Maioria apertada (3 a 2), os ministros concederam habeas corpus coletivo (não previsto pela Constituição) capaz de proteger a maternidade e crianças inocentes. A decisão não é do plenário do Supremo e instâncias inferiores têm como boicotá-la, estabelecendo embaraços para sua implementação generalizada, mas a atitude é civilizatória, humanista, uma guinada na história judicial e doutrinária do habeas corpus.

Depois de desvalorizar o instrumento constitucional do habeas corpus em tantos julgamentos recentes, o Supremo inova e beneficia número indeterminado de pessoas, contrariando parecer da Procuradoria-Geral da República e ampliando sua utilidade institucional.

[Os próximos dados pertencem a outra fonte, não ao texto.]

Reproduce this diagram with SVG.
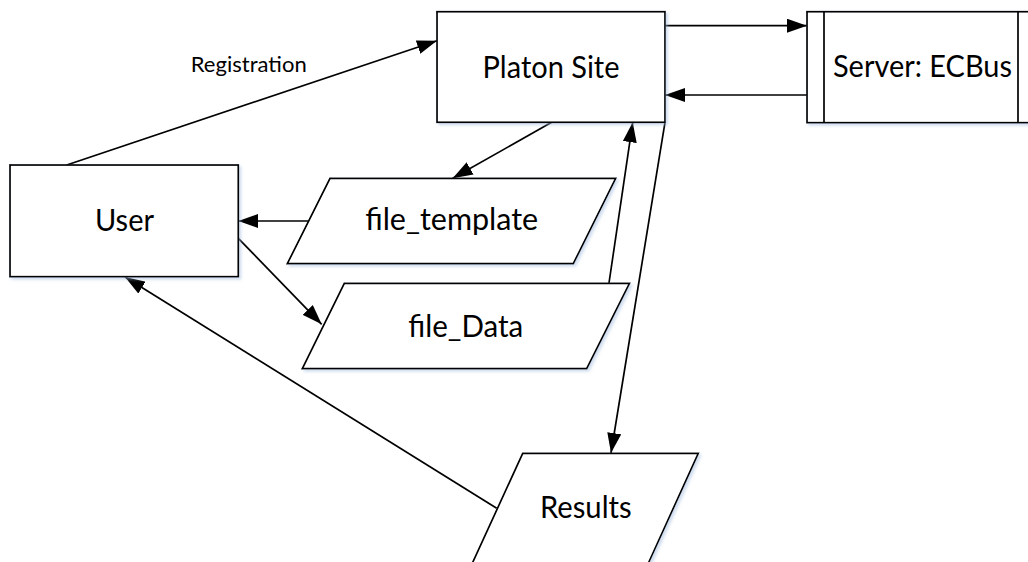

Até aqui, habeas corpus só era impetrado em favor de alguém individualizado, identificado, ainda que sem nome. Advogadas do Coletivo de Advogados em Direitos Humanos tomaram a iniciativa de agir genericamente em favor de mulheres submetidas à prisão cautelar que "ostentem a condição de gestantes, de puérperas ou de mães com crianças com até 12 anos de idade sob sua responsabilidade", além "das próprias crianças".

A decisão (transmitida para os tribunais brasileiros com alçada criminal para que cumpram seus mandamentos no prazo de 60 dias) é bastante limitada. Não alcança a mulher presa por força da condenação ou, preventivamente, por delito praticado com violência ou grave ameaça, mas beneficia mulheres detidas por tráfico de drogas, o segmento que mais cresce na população carcerária desde os tempos de Lula.

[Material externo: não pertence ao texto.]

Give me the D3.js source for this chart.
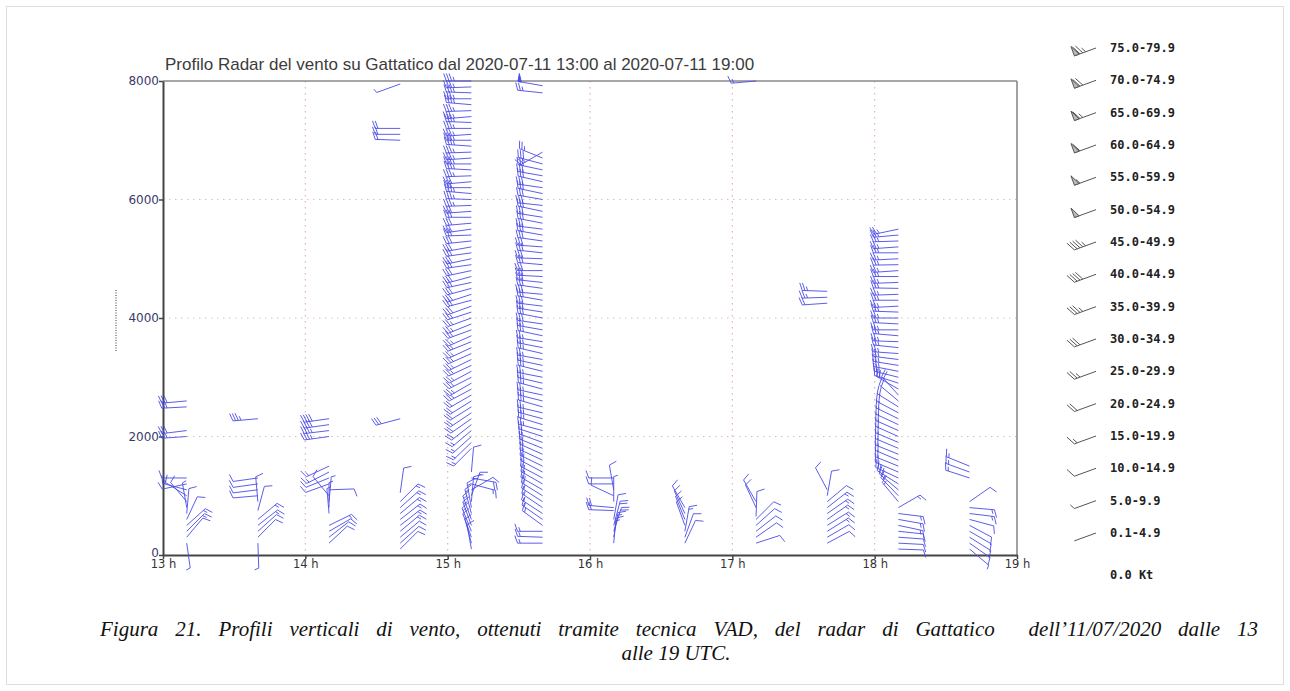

O ano judiciário começa contra a maré. Ricardo Lewandowski ataca a "cultura do encarceramento" que prolifera na magistratura. Reserva à Defensoria Pública da União a legitimação ativa para formular o habeas coletivo: seus efeitos têm abrangência nacional, o que autoriza o STF a suprimir instâncias de julgamento. Gilmar Mendes defende a coletivização. Celso de Mello sugere adaptação constitucional ao momento histórico. No mérito, Dias Toffoli adere à maioria e Edson Fachin fica isolado.

O caráter coletivo das duas situações não se confunde.

A Constituição não é maleável ou desconexa. A intervenção federal na segurança pública não significa estado de sítio. Habeas corpus coletivo não é precedente para mandado coletivo de busca. O primeiro quer a efetividade de garantias constitucionais. O segundo as subtrai.